In 1962 Germany came to an agreement with the Spanish dictator, Francisco Franco, that Germany would support volunteers that signed up to fight for Hitler, and against Russia, in the years between 1941 and 1943.
Nazi Germany and Mussolini’s Fascist Italy had helped Franco to win the Spanish Civil War in 1939 and at the end of the war Franco did not bring Spain into the war but he did permit volunteers to sign up to Hitler’s forces, provided they fought only against Russia.

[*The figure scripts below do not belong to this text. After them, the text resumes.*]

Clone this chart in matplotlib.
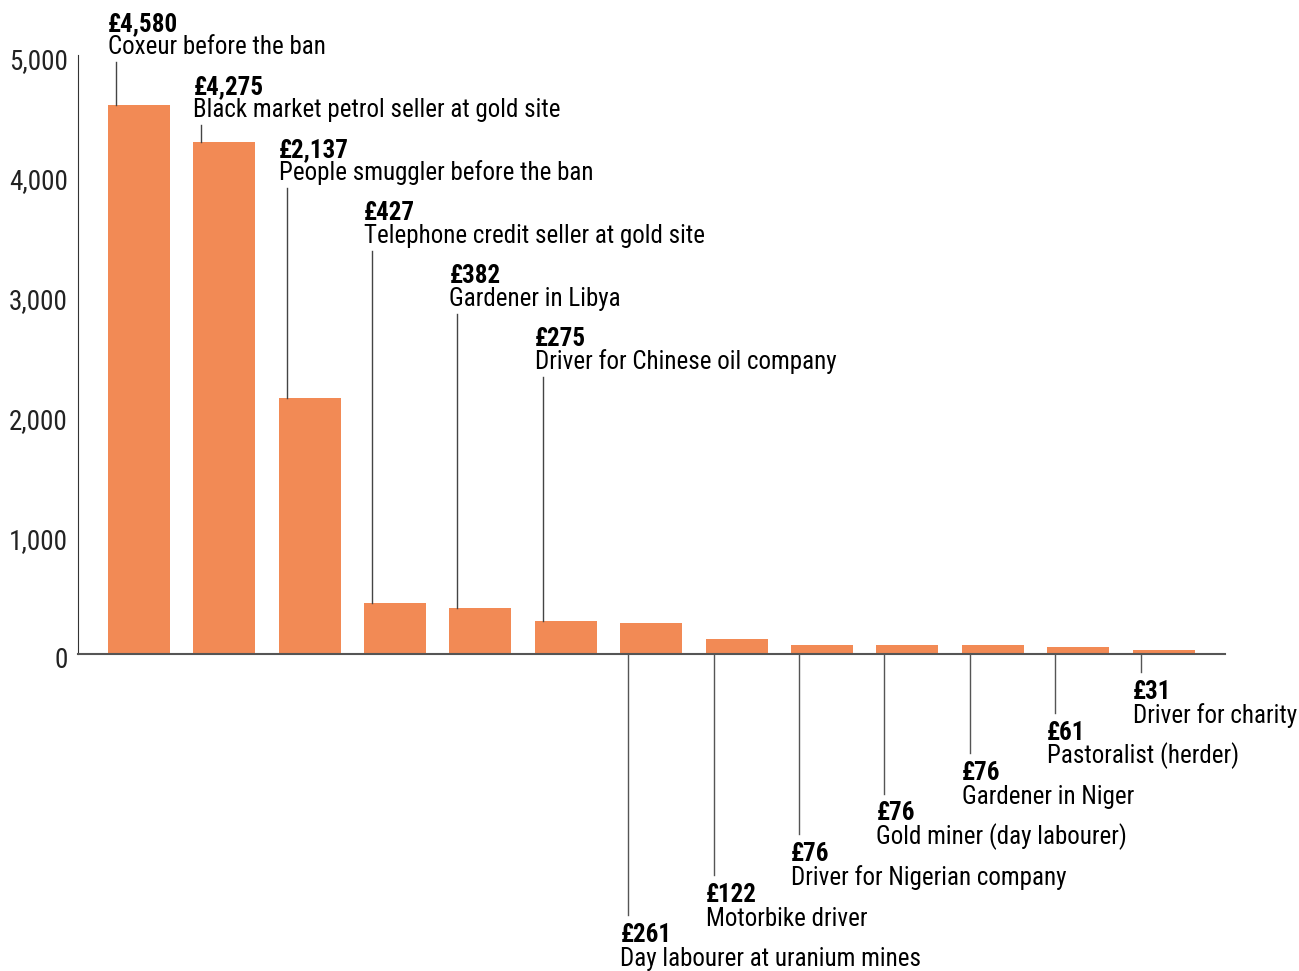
import matplotlib.pyplot as plt
from matplotlib import font_manager
from matplotlib.font_manager import FontProperties
from matplotlib.transforms import ScaledTranslation, blended_transform_factory

# earnings per month (GBP)
jobs = ["Coxeur before the ban", "Black market petrol seller at gold site",
        "People smuggler before the ban", "Telephone credit seller at gold site",
        "Gardener in Libya", "Driver for Chinese oil company",
        "Day labourer at uranium mines", "Motorbike driver",
        "Driver for Nigerian company", "Gold miner (day labourer)",
        "Gardener in Niger", "Pastoralist (herder)", "Driver for charity"]
values = [4580, 4275, 2137, 427, 382, 275, 261, 122, 76, 76, 76, 61, 31]
yticks = [0, 1000, 2000, 3000, 4000, 5000]


# find a narrow sans font (the original uses a condensed Helvetica)
def pick(bold):
    prefs = ["Liberation Sans Narrow", "Roboto Condensed", "Open Sans Condensed",
             "DejaVu Sans", "Noto Sans", "Roboto", "Open Sans"]
    cands = []
    for f in font_manager.fontManager.ttflist:
        if f.style != "normal":
            continue
        isbold = f.weight in (600, 700, "bold", "semibold", "demibold")
        if isbold != bold:
            continue
        narrow = f.stretch in ("condensed", "semi-condensed", "extra-condensed") \
            or "Narrow" in f.name or "Condensed" in f.name or "ondensed" in f.fname
        if not narrow:
            continue
        r = prefs.index(f.name) if f.name in prefs else 50
        cands.append((r, f.fname))
    if cands:
        return FontProperties(fname=sorted(cands)[0][1])
    return FontProperties(family="DejaVu Sans", weight="bold" if bold else "normal")


fp = pick(False)
fpb = pick(True)

fig = plt.figure(figsize=(12.99, 9.71), dpi=100)
ax = fig.add_axes([78/1299, 1-654/971, (1225-78)/1299, (654-55)/971])

n = len(values)
w = 0.726
x = list(range(n))
ax.bar(x, values, width=w, color="#F28A55", zorder=2)
ax.set_xlim(-0.714, 12.72)
ax.set_ylim(0, 5000)

# y tick labels, drawn as text so they sit a little below the tick value
ax.set_yticks(yticks)
ax.set_yticklabels([])
ax.tick_params(axis="y", length=0)
tr = blended_transform_factory(ax.transAxes, ax.transData) + \
    ScaledTranslation(-10/100, -7/100, fig.dpi_scale_trans)
for v in yticks:
    ax.text(0, v, f"{v:,}", transform=tr, ha="right", va="center",
            fontproperties=fp, fontsize=19.5, color="#222222")

ax.set_xticks([])
for s in ["top", "right"]:
    ax.spines[s].set_visible(False)
ax.spines["left"].set_color("#333333")
ax.spines["bottom"].set_color("#555555")
ax.spines["bottom"].set_linewidth(1.5)
ax.spines["bottom"].set_zorder(3)

px = 5000 / (654 - 55)  # data units per pixel


def y_of(p):
    return (654 - p) * px


for i, (job, v) in enumerate(zip(jobs, values)):
    lx = i - w/2 + 8/85.4
    tx = i - w/2
    if i < 6:
        top = 62 + 63*i
        ax.plot([lx, lx], [v, y_of(top)], color="#444444", lw=1, clip_on=False)
        ax.text(tx, y_of(top - 31), f"£{v:,}", fontproperties=fpb, fontsize=18,
                va="baseline", ha="left", clip_on=False)
        ax.text(tx, y_of(top - 8), job, fontproperties=fp, fontsize=18,
                va="baseline", ha="left", clip_on=False)
    else:
        k = n - 1 - i
        end = 672 + 40.5*k
        ax.plot([lx, lx], [0, y_of(end)], color="#555555", lw=1, clip_on=False)
        ax.text(tx, y_of(end + 27), f"£{v:,}", fontproperties=fpb, fontsize=18,
                va="baseline", ha="left", clip_on=False)
        ax.text(tx, y_of(end + 51), job, fontproperties=fp, fontsize=18,
                va="baseline", ha="left", clip_on=False)

fig.savefig("out.png", dpi=100)
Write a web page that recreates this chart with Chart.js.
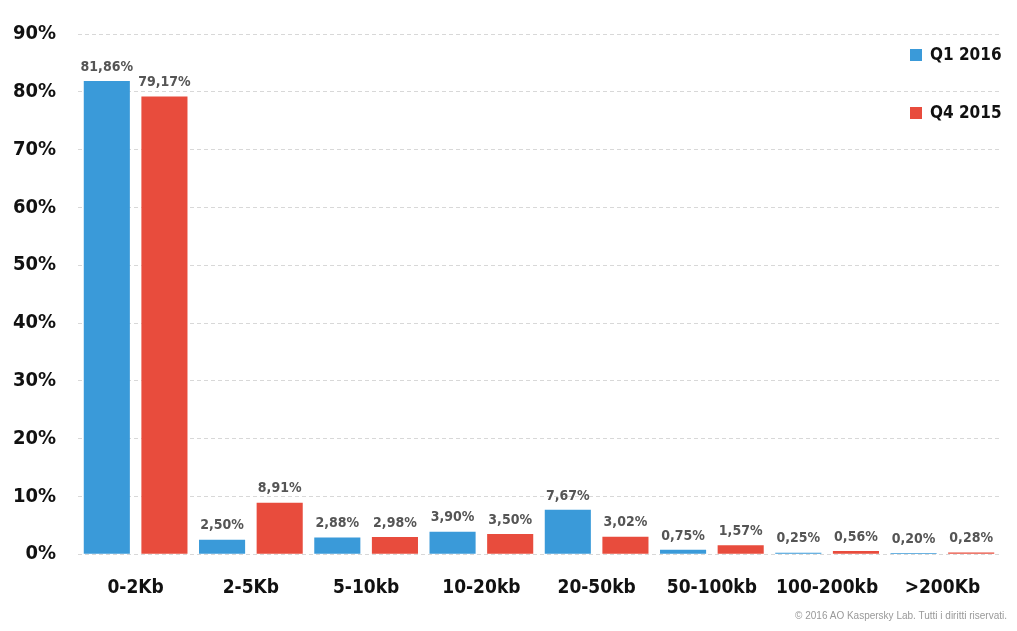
<!DOCTYPE html>
<html>
<head>
<meta charset="utf-8">
<script src="https://cdn.jsdelivr.net/npm/chart.js@4/dist/chart.umd.min.js"></script>
<style>
  body { margin: 0; background: #fff; font-family: "DejaVu Sans Condensed", "DejaVu Sans", sans-serif; }
  #wrap { position: relative; width: 1017px; height: 631px; }
  #legend { position: absolute; left: 910px; top: 44px; font-weight: bold; font-size: 17px; color: #111; }
  #legend div { height: 58px; display: flex; align-items: flex-start; }
  #legend span.box { display: inline-block; width: 12px; height: 12px; margin: 5px 8px 0 0; }
  #copy { position: absolute; right: 10px; bottom: 10px; font-size: 10px; color: #999; font-family: "Liberation Sans", sans-serif; }
</style>
</head>
<body>
<div id="wrap">
  <canvas id="chart" width="1017" height="631"></canvas>
  <div id="legend">
    <div><span class="box" style="background:#3a9ad9"></span>Q1 2016</div>
    <div><span class="box" style="background:#e84c3d"></span>Q4 2015</div>
  </div>
  <div id="copy">© 2016 AO Kaspersky Lab. Tutti i diritti riservati.</div>
</div>
<script>
const categories = ['0-2Kb', '2-5Kb', '5-10kb', '10-20kb', '20-50kb', '50-100kb', '100-200kb', '>200Kb'];
const q1_2016 = [81.86, 2.50, 2.88, 3.90, 7.67, 0.75, 0.25, 0.20];
const q4_2015 = [79.17, 8.91, 2.98, 3.50, 3.02, 1.57, 0.56, 0.28];
const yTicks = [0, 10, 20, 30, 40, 50, 60, 70, 80, 90];

const valueLabels = {
    id: 'valueLabels',
    afterDatasetsDraw(chart) {
        const ctx = chart.ctx;
        ctx.save();
        ctx.font = 'bold 14px "DejaVu Sans Condensed", sans-serif';
        ctx.fillStyle = '#555';
        ctx.textAlign = 'center';
        ctx.textBaseline = 'bottom';
        chart.data.datasets.forEach((ds, i) => {
            chart.getDatasetMeta(i).data.forEach((bar, j) => {
                const txt = ds.data[j].toFixed(2).replace('.', ',') + '%';
                ctx.fillText(txt, bar.x, bar.y - 7);
            });
        });
        ctx.restore();
    }
};

new Chart(document.getElementById('chart'), {
    type: 'bar',
    data: {
        labels: categories,
        datasets: [
            { label: 'Q1 2016', data: q1_2016, backgroundColor: '#3a9ad9' },
            { label: 'Q4 2015', data: q4_2015, backgroundColor: '#e84c3d' }
        ]
    },
    options: {
        responsive: false,
        animation: false,
        layout: { padding: { top: 17, right: 17, bottom: 18 } },
        datasets: { bar: { barPercentage: 0.8, categoryPercentage: 1.0 } },
        plugins: { legend: { display: false }, tooltip: { enabled: false } },
        scales: {
            x: {
                grid: { display: false },
                border: { display: false },
                ticks: { color: '#111', font: { family: '"DejaVu Sans Condensed", sans-serif', size: 19, weight: 'bold' }, padding: 14 }
            },
            y: {
                min: 0, max: 90,
                afterBuildTicks(axis) { axis.ticks = yTicks.map(v => ({ value: v })); },
                afterFit(axis) { axis.width = 78; },
                grid: { color: '#d8d8d8', drawTicks: false },
                border: { display: false, dash: [4, 3] },
                ticks: {
                    color: '#111', padding: 22,
                    font: { family: '"DejaVu Sans Condensed", sans-serif', size: 20, weight: 'bold' },
                    callback: v => v + '%'
                }
            }
        }
    },
    plugins: [valueLabels]
});
</script>
</body>
</html>
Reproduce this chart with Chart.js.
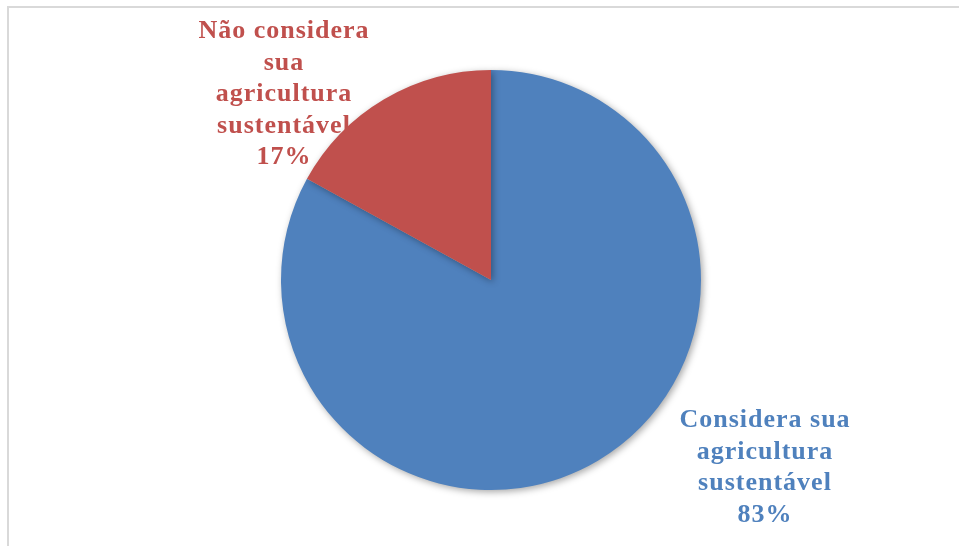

In 1941, 47,000 volunteers enlisted in the División Española de Voluntarios, or Blue Division, and fought for Nazi Germany on the eastern front against Russia. German estimates of the casualties suffered by the Blue Division were 22,000 killed, wounded or declared missing in action during the war – numbers that are contested by other sources, who put Spanish casualties at 5,000.
Combat history
On 31 July, after taking the standard personal oath to Hitler, under whose authority they were to be fighting, the Blue Division was formally incorporated into the Wehrmacht as the 250th Division. It was initially assigned to Army Group Center, the force advancing towards Moscow.
The division was transported by train to Suwałki, Poland (August 28), from where it had to continue by foot on a 900 km march. It was scheduled to travel through Grodno (Belarus), Lida (Belarus), Vilnius (Lithuania), Molodechno (Belarus), Minsk (Belarus), Orsha (Belarus) to Smolensk, and from there to the Moscow front.
While marching towards the Smolensk front on September 26, the Spanish volunteers were rerouted from Vitebsk and reassigned to Army Group North (the force closing on Leningrad), becoming part of the German 16th Army.
The Blue Division was first deployed on the Volkhov River front, with its headquarters in Grigorovo, on the outskirts of Novgorod. It was in charge of a 50 km section of the front north and south of Novgorod, along the banks of the Volkhov River and Lake Ilmen.
According to the museum curator in the Spasa Preobrazheniya church on Ilyin Street, the division used the high cupola as a machine-gun nest. As a result, much of the building was seriously damaged, including many of the medieval icons by Theophanes the Greek.
In August 1942, it was transferred north to the southeastern flank of the Leningrad siege, just south of the Neva near Pushkin, Kolpino and Krasny Bor in the Izhora River area.
After the collapse of the German southern front following the Battle of Stalingrad, more German troops were deployed southwards. By this time, General Emilio Esteban Infantes had taken command.
The Blue Division faced a major Soviet attempt to break the siege of Leningrad in February 1943, when the Soviet Army 55, reinvigorated after the epic victory at Stalingrad, attacked the Spanish positions at the Battle of Krasny Bor, near the main Moscow-Leningrad road.
Despite heavy casualties, the Spaniards were able to hold their ground against a Russian force seven times larger and supported by tanks. The assault was contained and the siege of Leningrad was maintained for a further year. The division remained on the Leningrad front where it continued to suffer heavy casualties due to weather and to enemy action. When Franco dispatched more reinforcements, this time it included conscripts as well as volunteers.
Through rotation, as many as 45,482 Spanish soldiers served on the Eastern Front. They were awarded both Spanish and German military awards and were the only division to be awarded a medal of their own, commissioned by Hitler.
Pensions
This agreement and the pension costs to the German economy associated with it were highlighted in a written reply to a parliamentary question raised by left-wing MP Mr Andrej Hunko. The reply stated that on an annual basis the German government support for the old Blue Division still covers 41 veterans who were wounded, eight widows of former fighters, and one orphan, at a total cost of €107,352.
Mr. Hunko, a member of The Left (Die Linke) party, was incensed, saying it was “a scandal that 70 years after the war, Germany is still paying more than €100,000 a year to Nazi collaborators. At that time, those people volunteered to join the German fascists to fight on their side in the war of extermination in Eastern Europe”.
He then went on to say that “For me it is incomprehensible that the German government should stick to those payments when so many victims of the war are still waiting today for their rightful compensation”.